We make use of the AdS/CFT correspondence to determine the energy of an external quark-antiquark pair that moves through strongly-coupled thermal N=4 super-Yang-Mills plasma, both in the rest frame of the plasma and in the rest frame of the pair. It is found that the pair feels no drag force, has an energy that reproduces the expected 1/L (or gamma/L) behavior at small quark-antiquark separations, and becomes unbound beyond a certain screening length whose velocity-dependence we determine. We discuss the relation between the high-velocity limit of our results and the lightlike Wilson loop proposed recently as a definition of the jet-quenching parameter.

Figures (6)

• Figure 1: Sketch of the string dual to a moving quark-antiquark pair. The radial coordinate runs downward, so the horizon at $r=r_H$ is shown at the top and the boundary at $r\to\infty$ is represented by the plane at the bottom.
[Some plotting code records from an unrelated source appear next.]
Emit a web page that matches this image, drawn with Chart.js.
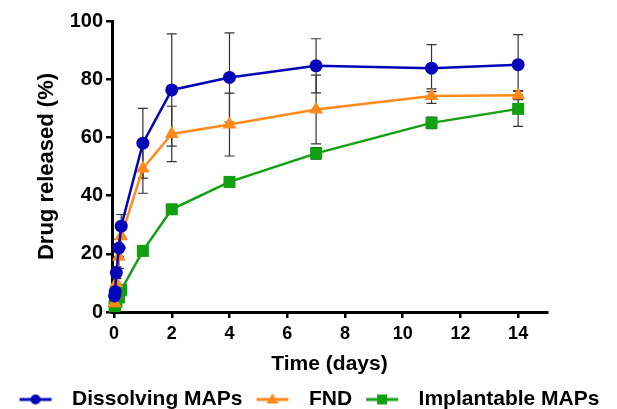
<!DOCTYPE html>
<html>
<head>
<meta charset="utf-8">
<script src="https://cdn.jsdelivr.net/npm/chart.js@4/dist/chart.umd.min.js"></script>
<style>
  html, body { margin: 0; padding: 0; background: #fff; }
  #wrap { width: 617px; height: 409px; }
</style>
</head>
<body>
<div id="wrap"><canvas id="myChart" width="617" height="409"></canvas></div>
<script>
// time points (days)
const times = [0.02, 0.04, 0.08, 0.17, 0.25, 1, 2, 4, 7, 11, 14];

const dissolving    = [5.5, 7, 13.5, 22, 29.5, 58, 76.3, 80.6, 84.6, 83.8, 85];
const dissolvingErr = [1, 1.5, 2, 3, 4, 12, 19.3, 15.3, 9.3, 8.1, 10.3];
const fnd           = [3, 6, 10, 19, 26, 49.3, 61.2, 64.4, 69.6, 74.2, 74.5];
const fndErr        = [1, 2, 3, 4, 4, 8.5, 9.5, 10.8, 11.8, 2.5, 1.5];
const implantable    = [2, 2.5, 3.5, 5, 7.6, 21, 35.3, 44.7, 54.5, 65, 69.8];
const implantableErr = [0.5, 0.5, 1, 1, 1, 1.5, 1.5, 1.5, 2, 2, 6];

const seriesNames = ['Dissolving MAPs', 'FND', 'Implantable MAPs'];
const xTicks = [0, 2, 4, 6, 8, 10, 12, 14];

const FONT = "'Liberation Sans', Arial, sans-serif";
const BLUE = '#0505b8', ORANGE = '#ff8a1a', GREEN = '#10a010';

function pts(ys) { return times.map((t, i) => ({ x: t, y: ys[i] })); }

// little line + marker image for the legend
function legendIcon(color, style) {
  const c = document.createElement('canvas');
  c.width = 44; c.height = 16;
  const g = c.getContext('2d');
  g.strokeStyle = color; g.lineWidth = 3;
  g.beginPath(); g.moveTo(2, 8); g.lineTo(34, 8); g.stroke();
  g.fillStyle = color;
  g.beginPath();
  if (style === 'circle') g.arc(18, 8, 5, 0, Math.PI * 2);
  else if (style === 'triangle') { g.moveTo(18, 2); g.lineTo(24, 12); g.lineTo(12, 12); g.closePath(); }
  else g.rect(13, 3, 10, 10);
  g.fill();
  return c;
}

const errorBars = {
  id: 'errorBars',
  beforeDatasetsDraw(chart) {
    const ctx = chart.ctx, xs = chart.scales.x, ys = chart.scales.y;
    ctx.save();
    ctx.strokeStyle = '#333';
    ctx.lineWidth = 1.2;
    chart.data.datasets.forEach(ds => {
      ds.data.forEach((p, i) => {
        const e = ds.errors[i];
        const px = xs.getPixelForValue(p.x);
        const top = ys.getPixelForValue(p.y + e), bot = ys.getPixelForValue(p.y - e);
        ctx.beginPath();
        ctx.moveTo(px, top); ctx.lineTo(px, bot);
        ctx.moveTo(px - 5, top); ctx.lineTo(px + 5, top);
        ctx.moveTo(px - 5, bot); ctx.lineTo(px + 5, bot);
        ctx.stroke();
      });
    });
    ctx.restore();
  }
};

const icons = [legendIcon(BLUE, 'circle'), legendIcon(ORANGE, 'triangle'), legendIcon(GREEN, 'rect')];

const ctx = document.getElementById('myChart').getContext('2d');
const myChart = new Chart(ctx, {
  type: 'line',
  data: {
    datasets: [
      { label: seriesNames[0], data: pts(dissolving), errors: dissolvingErr,
        borderColor: BLUE, backgroundColor: BLUE, pointStyle: 'circle', pointRadius: 6.5 },
      { label: seriesNames[1], data: pts(fnd), errors: fndErr,
        borderColor: ORANGE, backgroundColor: ORANGE, pointStyle: 'triangle', pointRadius: 8 },
      { label: seriesNames[2], data: pts(implantable), errors: implantableErr,
        borderColor: GREEN, backgroundColor: GREEN, pointStyle: 'rect', pointRadius: 8.5 }
    ]
  },
  options: {
    responsive: false,
    animation: false,
    layout: { padding: { top: 21, right: 0, left: 0, bottom: -11 } },
    elements: {
      line: { borderWidth: 2.5, tension: 0 },
      point: { borderWidth: 0, hoverRadius: 6 }
    },
    clip: false,
    plugins: {
      tooltip: { enabled: false },
      legend: {
        position: 'bottom',
        labels: {
          usePointStyle: true,
          pointStyleWidth: 44,
          padding: 12,
          color: '#000',
          font: { family: FONT, size: 21, weight: 'bold' },
          generateLabels: chart => chart.data.datasets.map((ds, i) => ({
            text: ds.label, pointStyle: icons[i], fillStyle: ds.borderColor,
            strokeStyle: ds.borderColor, lineWidth: 0, hidden: false, datasetIndex: i
          }))
        }
      }
    },
    scales: {
      x: {
        type: 'linear', min: -0.07, max: 15,
        afterFit: s => { s.height = 65; },
        afterBuildTicks: s => { s.ticks = xTicks.map(v => ({ value: v })); },
        border: { display: true, color: '#000', width: 3 },
        grid: { drawOnChartArea: false, drawTicks: true, tickLength: 6, color: '#000', lineWidth: 2.5 },
        ticks: { padding: 5, color: '#000', font: { family: FONT, size: 18, weight: 'bold' } },
        title: { display: true, text: 'Time (days)', color: '#000', padding: 0,
                 font: { family: FONT, size: 21, weight: 'bold' } }
      },
      y: {
        min: 0, max: 100,
        afterFit: s => { s.width = 112; },
        border: { display: true, color: '#000', width: 3 },
        grid: { drawOnChartArea: false, drawTicks: true, tickLength: 6, color: '#000', lineWidth: 2.5 },
        ticks: { stepSize: 20, padding: 3, color: '#000', font: { family: FONT, size: 20, weight: 'bold' } },
        title: { display: true, text: 'Drug released (%)', color: '#000', padding: { top: 34 },
                 font: { family: FONT, size: 22, weight: 'bold' } }
      },
      // empty right-hand space so the plot stops at x = 15 while the legend keeps full width
      yRight: {
        position: 'right', min: 0, max: 100,
        afterFit: s => { s.width = 70; },
        border: { display: false },
        grid: { display: false },
        ticks: { display: false }
      }
    }
  },
  plugins: [errorBars]
});
</script>
</body>
</html>
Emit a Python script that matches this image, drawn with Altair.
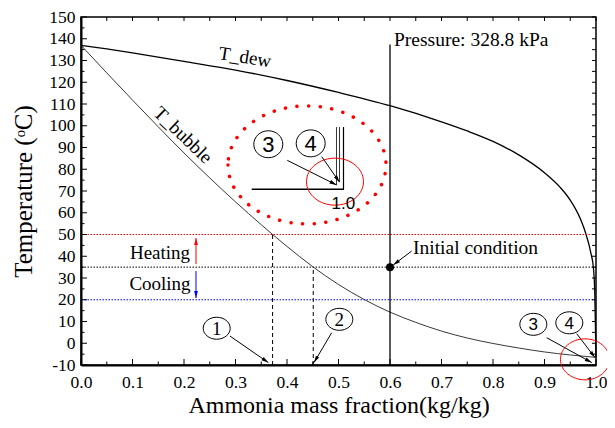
import math
import altair as alt
import pandas as pd

W, H = 515, 348
X_DOMAIN = [0.0, 1.0]
Y_DOMAIN = [-10, 150]
SERIF = "Liberation Serif"
SANS = "Liberation Sans"

# ---- curves ----
dew_x = [0, 0.05, 0.1, 0.2, 0.3, 0.4, 0.5, 0.6, 0.7, 0.75, 0.8, 0.85, 0.9, 0.93, 0.95, 0.97, 0.98, 0.99, 0.995, 0.9975, 0.999, 1.0]
dew_T = [137, 135.3, 133.5, 129.6, 125.6, 120.8, 115.3, 109.2, 101.8, 97.6, 92.8, 86.6, 78.4, 71.8, 65.8, 57, 50.6, 41.6, 34.6, 24, 6, -6.5]
bub_x = [0, 0.05, 0.1, 0.15, 0.2, 0.25, 0.3, 0.35, 0.4, 0.45, 0.5, 0.55, 0.6, 0.65, 0.7, 0.75, 0.8, 0.85, 0.9, 0.95, 1.0]
bub_T = [137, 124.3, 111.8, 99.5, 87.5, 76, 65, 54.5, 44.5, 35.2, 27, 20.1, 14.3, 9.6, 5.6, 2.4, -0.1, -2.2, -4, -5.4, -6.5]

# ---- reference levels ----
level_T = [50, 35, 20]
level_color = ["red", "black", "blue"]
drop_x = [0.372, 0.451]
drop_T = [50, 35]
pressure_x = [0.6]
pressure_top = [137.4]
init_x = [0.6]
init_T = [35]

# ---- arrows (start -> end) ----
arr_x1 = [0.2893, 0.4868, 0.9043, 0.9625, 0.6421, 0.4006, 0.4674, 0.2233, 0.2233]
arr_T1 = [3.3, 4.85, 2.55, 4.4, 42.4, 84.1, 85.8, 36.4, 33.2]
arr_x2 = [0.3637, 0.4524, 0.9917, 0.998, 0.6064, 0.4961, 0.5019, 0.2233, 0.2233]
arr_T2 = [-8.9, -8.9, -8.9, -6.6, 36.0, 72.8, 74.1, 48.4, 20.8]
arr_col = ["black", "black", "black", "black", "black", "black", "black", "red", "blue"]

# ---- inset sketch lines ----
ins_x1 = [0.3315, 0.5097, 0.4961, 0.5019]
ins_T1 = [70.8, 99.4, 99.4, 99.4]
ins_x2 = [0.5107, 0.5097, 0.4961, 0.5019]
ins_T2 = [70.8, 70.8, 72.8, 74.1]
ins_w = [1.6, 1.2, 0.8, 0.8]

# ---- circled numbers ----
num_small_x = [0.2635, 0.5016, 0.8783, 0.9482]
num_small_T = [6.9, 11.0, 8.7, 9.4]
num_small_txt = ["1", "2", "3", "4"]
num_big_x = [0.3637, 0.446]
num_big_T = [91.5, 91.9]
num_big_txt = ["3", "4"]

x_major = [0.0, 0.1, 0.2, 0.3, 0.4, 0.5, 0.6, 0.7, 0.8, 0.9, 1.0]
x_minor = [0.05, 0.15, 0.25, 0.35, 0.45, 0.55, 0.65, 0.75, 0.85, 0.95]
y_major = [-10, 0, 10, 20, 30, 40, 50, 60, 70, 80, 90, 100, 110, 120, 130, 140, 150]
y_minor = [-5, 5, 15, 25, 35, 45, 55, 65, 75, 85, 95, 105, 115, 125, 135, 145]

xs = alt.Scale(domain=X_DOMAIN, nice=False, zero=False)
ys = alt.Scale(domain=Y_DOMAIN, nice=False, zero=False)


def X(f="x", axis=None):
    if axis is None:
        return alt.X(f"{f}:Q", scale=xs)
    return alt.X(f"{f}:Q", scale=xs, axis=axis)


def Y(f="T", axis=None):
    if axis is None:
        return alt.Y(f"{f}:Q", scale=ys)
    return alt.Y(f"{f}:Q", scale=ys, axis=axis)


def ellipse(k):
    return f"M -1 0 A 1 {k} 0 1 0 1 0 A 1 {k} 0 1 0 -1 0 Z"


x_axis = alt.Axis(values=x_major, tickCount=50, format=".1f", ticks=False, grid=False,
                  domainColor="black", domainWidth=2, labelFont=SERIF, labelFontSize=17.5,
                  labelColor="black", labelPadding=8, labelFlush=False, labelOverlap=False,
                  title="Ammonia mass fraction(kg/kg)", titleFont=SERIF, titleFontSize=24,
                  titleFontWeight="normal", titleColor="black", titlePadding=3)
y_axis = alt.Axis(values=y_major, tickCount=50, labelExpr="'' + datum.value", ticks=False, grid=False,
                  domainColor="black", domainWidth=2, labelFont=SERIF, labelFontSize=17.5,
                  labelColor="black", labelPadding=6, labelFlush=False, labelOverlap=False,
                  title="Temperature (ᵒC)", titleFont=SERIF, titleFontSize=25,
                  titleFontWeight="normal", titleColor="black", titlePadding=12)

dew = pd.DataFrame({"x": dew_x, "T": dew_T})
bub = pd.DataFrame({"x": bub_x, "T": bub_T})

layers = []
layers.append(alt.Chart(dew).mark_line(color="black", strokeWidth=1.3, interpolate="monotone").encode(
    x=X(axis=x_axis), y=Y(axis=y_axis), order="x:Q"))
layers.append(alt.Chart(bub).mark_line(color="#222", strokeWidth=0.9, interpolate="monotone").encode(
    x=X(), y=Y(), order="x:Q"))

lev = pd.DataFrame({"T": level_T, "c": level_color})
layers.append(alt.Chart(lev).mark_rule(strokeDash=[1.5, 1.5], strokeWidth=1).encode(
    y=Y(), color=alt.Color("c:N", scale=None)))

drop = pd.DataFrame({"x": drop_x, "T": drop_T, "b": [-10, -10]})
layers.append(alt.Chart(drop).mark_rule(strokeDash=[4, 3], strokeWidth=1, color="black").encode(
    x=X(), y=Y("b"), y2=alt.Y2("T:Q")))

pres = pd.DataFrame({"x": pressure_x, "T": pressure_top, "b": [-10]})
layers.append(alt.Chart(pres).mark_rule(strokeWidth=1.3, color="black").encode(
    x=X(), y=Y("b"), y2=alt.Y2("T:Q")))

# arrows
sx = W / (X_DOMAIN[1] - X_DOMAIN[0])
sy = H / (Y_DOMAIN[1] - Y_DOMAIN[0])
ang = []
for a, b, c, d in zip(arr_x1, arr_T1, arr_x2, arr_T2):
    dx = (c - a) * sx
    dy = -(d - b) * sy
    ang.append(math.degrees(math.atan2(dx, -dy)) % 360)
arr = pd.DataFrame({"x": arr_x1, "T": arr_T1, "x2": arr_x2, "T2": arr_T2, "c": arr_col, "ang": ang})
layers.append(alt.Chart(arr).mark_rule(strokeWidth=1).encode(
    x=X(), y=Y(), x2=alt.X2("x2:Q"), y2=alt.Y2("T2:Q"), color=alt.Color("c:N", scale=None)))
layers.append(alt.Chart(arr).mark_point(shape="M 0 0 L 0.6 2.2 L -0.6 2.2 Z", filled=True, size=40, opacity=1).encode(
    x=X("x2"), y=Y("T2"), angle=alt.Angle("ang:Q", scale=None), color=alt.Color("c:N", scale=None)))

ins = pd.DataFrame({"x": ins_x1, "T": ins_T1, "x2": ins_x2, "T2": ins_T2, "w": ins_w})
layers.append(alt.Chart(ins).mark_rule(color="black").encode(
    x=X(), y=Y(), x2=alt.X2("x2:Q"), y2=alt.Y2("T2:Q"), strokeWidth=alt.StrokeWidth("w:Q", scale=None)))

# initial point
layers.append(alt.Chart(pd.DataFrame({"x": init_x, "T": init_T})).mark_point(
    shape="circle", filled=True, size=64, color="black", opacity=1).encode(x=X(), y=Y()))

# red ellipses
layers.append(alt.Chart(pd.DataFrame({"x": [0.9786], "T": [-7.4]})).mark_point(
    shape=ellipse(0.837), size=2401, color="red", strokeWidth=1, opacity=1).encode(x=X(), y=Y()))
layers.append(alt.Chart(pd.DataFrame({"x": [0.4932], "T": [74.3]})).mark_point(
    shape=ellipse(0.825), size=3249, color="red", strokeWidth=1, opacity=1).encode(x=X(), y=Y()))
layers.append(alt.Chart(pd.DataFrame({"x": [0.4388], "T": [82.0]})).mark_point(
    shape=ellipse(0.747), size=24964, color="red", strokeWidth=3.5, strokeDash=[0.1, 11.5],
    strokeCap="round", opacity=1).encode(x=X(), y=Y()))

# circled numbers
ns = pd.DataFrame({"x": num_small_x, "T": num_small_T, "t": num_small_txt})
layers.append(alt.Chart(ns).mark_point(shape=ellipse(0.815), size=729, color="black",
                                       strokeWidth=1, opacity=1).encode(x=X(), y=Y()))
layers.append(alt.Chart(ns.iloc[:2]).mark_text(font=SERIF, fontSize=19, color="black", baseline="middle", dy=1).encode(
    x=X(), y=Y(), text="t:N"))
layers.append(alt.Chart(ns.iloc[2:]).mark_text(font=SANS, fontSize=17, color="black", baseline="middle", dy=1).encode(
    x=X(), y=Y(), text="t:N"))
nb = pd.DataFrame({"x": num_big_x, "T": num_big_T, "t": num_big_txt})
layers.append(alt.Chart(nb).mark_point(shape=ellipse(0.93), size=841, color="black",
                                       strokeWidth=1, opacity=1).encode(x=X(), y=Y()))
layers.append(alt.Chart(nb).mark_text(font=SANS, fontSize=22, color="black", baseline="middle", dy=1).encode(
    x=X(), y=Y(), text="t:N"))
layers.append(alt.Chart(pd.DataFrame({"x": [0.5095], "T": [63.9], "t": ["1.0"]})).mark_text(
    font=SANS, fontSize=17, color="black", baseline="middle").encode(x=X(), y=Y(), text="t:N"))


# labels
def label(x, T, t, size=18, align="center", angle=0, font=SERIF):
    return alt.Chart(pd.DataFrame({"x": [x], "T": [T], "t": [t]})).mark_text(
        font=font, fontSize=size, color="black", align=align, baseline="middle", angle=angle).encode(
        x=X(), y=Y(), text="t:N")


layers.append(label(0.3184, 131.5, "T_dew", 19, angle=9))
layers.append(label(0.198, 95.7, "T_bubble", 19, angle=44))
layers.append(label(0.6078, 139.6, "Pressure: 328.8 kPa", 19.5, align="left"))
layers.append(label(0.6447, 43.9, "Initial condition", 19.5, align="left"))
layers.append(label(0.1534, 41.6, "Heating", 19))
layers.append(label(0.1534, 27.1, "Cooling", 19))


# inward ticks
def hticks(vals, y0, y1):
    return alt.Chart(pd.DataFrame({"x": vals})).mark_rule(color="black", strokeWidth=1).encode(
        x=X(), y=alt.value(y0), y2=alt.value(y1))


def vticks(vals, x0, x1):
    return alt.Chart(pd.DataFrame({"T": vals})).mark_rule(color="black", strokeWidth=1).encode(
        y=Y(), x=alt.value(x0), x2=alt.value(x1))


layers.append(hticks(x_major, H, H - 6))
layers.append(hticks(x_minor, H, H - 3.5))
layers.append(hticks(x_major + x_minor, 0, 4))
layers.append(vticks(y_major, 0, 6))
layers.append(vticks(y_minor, 0, 3.5))
layers.append(vticks(y_major + y_minor, W, W - 4))

chart = alt.layer(*layers).properties(
    width=W, height=H,
    autosize=alt.AutoSizeParams(type="none"),
    padding={"left": 73, "top": 9, "right": 11, "bottom": 54},
).configure(background="white").configure_view(
    stroke="black", strokeWidth=1.5
).configure_axis(labelOverlap=False, labelFlush=False)

chart.save("out.html", embed_options={"renderer": "svg", "actions": False})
The dash-dot line at $r=r_v$ marks a velocity-dependent radius beyond which the string cannot penetrate. As the string moves to the right, its endpoints (dual to the external quark and antiquark) trace out the dotted trajectories. Its shape codifies information on the configuration of the SYM color fields. (a) One might expect the string to lean backward as a result of the motion. This turns out to be possible only if the string has a nontrivial time-dependence. (b) The lowest-energy configuration for the moving string is in fact upright, similar to the one obtained in the static case. See text for further discussion.
• Figure 2: Quark-antiquark separation (in units of $1/2\pi T$) as a function of the applied external force (in units of $\pi \sqrt{g_{YM}^2 N}T^2/2$), for velocities $v=0,0.45,0.7,0.95$. Lower curves correspond to larger velocities.
• Figure 3: Quark-antiquark energy (in units of $T\sqrt{g_{YM}^2 N}/4$) as a function of separation (in units of $1/2\pi T$), for (a) $v=0$ (b) $v=0.45$. The solid (dashed) portion of each curve corresponds to stable (metastable) configurations.
• Figure 4: Quark-antiquark energy (in units of $T\sqrt{g_{YM}^2 N}/4$) as a function of separation (in units of $1/2\pi T$), for (a) $v=0.7$, (b) $v=0.95$. The solid (dashed) portion of each curve corresponds to stable (metastable) configurations.
• Figure 5: Maximum quark-antiquark distance $L_{max}$ and screening length $L_*$ as functions of the velocity. Both lengths are given in units of $1/2\pi T$.